Dentro de uma perspectiva existencialista do papel das leis e dos julgamentos, a transformação raramente nasce do que é esperado ou do que parece harmônico. O impulso vital que reorganiza a história muitas vezes surge da provocação contrária. O adversário, com sua afronta, não é apenas um opositor: torna-se, paradoxalmente, um guia indireto. O que realmente importa não é a literalidade do discurso, mas o efeito gerado pelo choque que ele provoca.
Foi o que se viu, de forma surpreendente, no julgamento de Bolsonaro nesta semana. Sua trajetória, marcada por discursos que dividiram opiniões e por confrontos diretos com instituições, acabou provocando efeitos que vão muito além de suas intenções. A tensão em torno de sua figura influenciou não apenas o debate público, mas também ministros do STF. O voto de Luiz Fux, por exemplo, destoou de sua própria linha anterior, revelando como essa força paradoxal rompe previsibilidades e molda decisões capazes de alterar os rumos da nação.
Esse fenômeno revela um princípio fundamental da evolução humana e do progresso dos povos: certas mudanças só acontecem quando partem da fonte menos provável. Se viessem das próprias comunidades interessadas, essas ideias poderiam ser rejeitadas, abafadas ou ignoradas. Mas, quando surgem do “outro lado”, carregadas pelo peso do antagonismo, ganham força, provocam reação e tornam-se transformadoras. A contradição, nesse sentido, é mais criadora do que a concordância.
A dinâmica observada no julgamento de Bolsonaro não é exclusiva do Brasil. Líderes como Trump, Putin, Milei e outros também exemplificam esse fenômeno. Suas palavras e ações provocam efeitos que muitas vezes beneficiam justamente o lado oposto, acelerando transformações que dificilmente surgiriam de forma linear ou consensual.

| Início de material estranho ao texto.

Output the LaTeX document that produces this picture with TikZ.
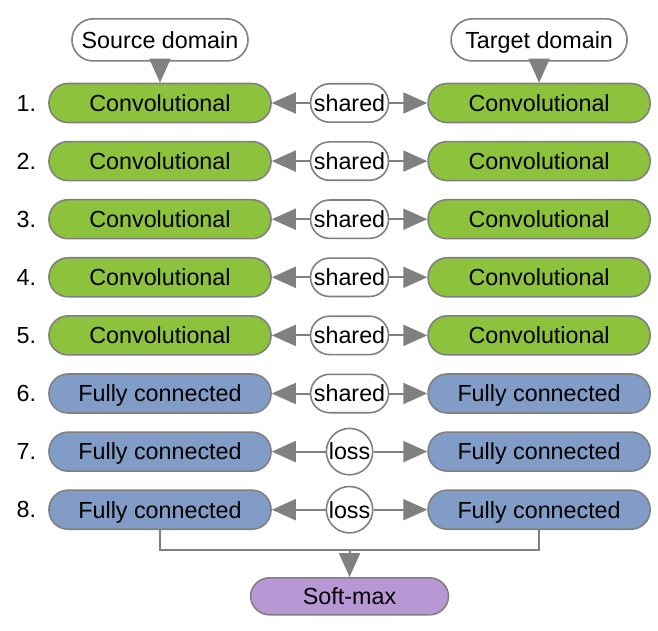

O Papel dos Líderes Controversos
Esses líderes não podem ser avaliados apenas pelas palavras ou pela postura que exibem. Seu papel é desconfortável: abrir clareiras na floresta do tempo com golpes que, embora com intenção destrutiva, acabam germinando novos caminhos. A provocação é sua arma, o escândalo, seu método.
O mundo se move nesse entrechoque de forças. Cada afronta é um espelho que revela o que estava oculto; cada líder controverso, um acelerador de mudanças. O que se apresenta como ameaça, frequentemente, é a via de acesso a uma nova possibilidade. No fundo, compreender esse movimento é aceitar que a verdade nunca chega pelo caminho mais fácil, mas pela via do inesperado, do adversário, daquele que, sem saber, conduz a humanidade à sua próxima etapa. Assim, a História é escrita menos pela intenção dos homens e mais pelo destino que se desenha a partir dos embates inevitáveis.
Por isso, não se trata de exaltar ou absolver tais figuras, mas de reconhecer que sua presença revela a tensão necessária para que a sociedade se questione. Nenhum valor deve ser imposto como verdade absoluta por qualquer extremismo. A experiência do passado mostra que, mesmo quando conduzida por personagens controversos, é nas contradições que se abre espaço para a reinvenção coletiva. O desafio é não perder a bússola ética , pois, apesar de seu papel catalisador, esses líderes não representam o ideal a ser seguido, mas sim a prova de que a humanidade só avança quando enfrenta o desconforto de rever suas próprias certezas.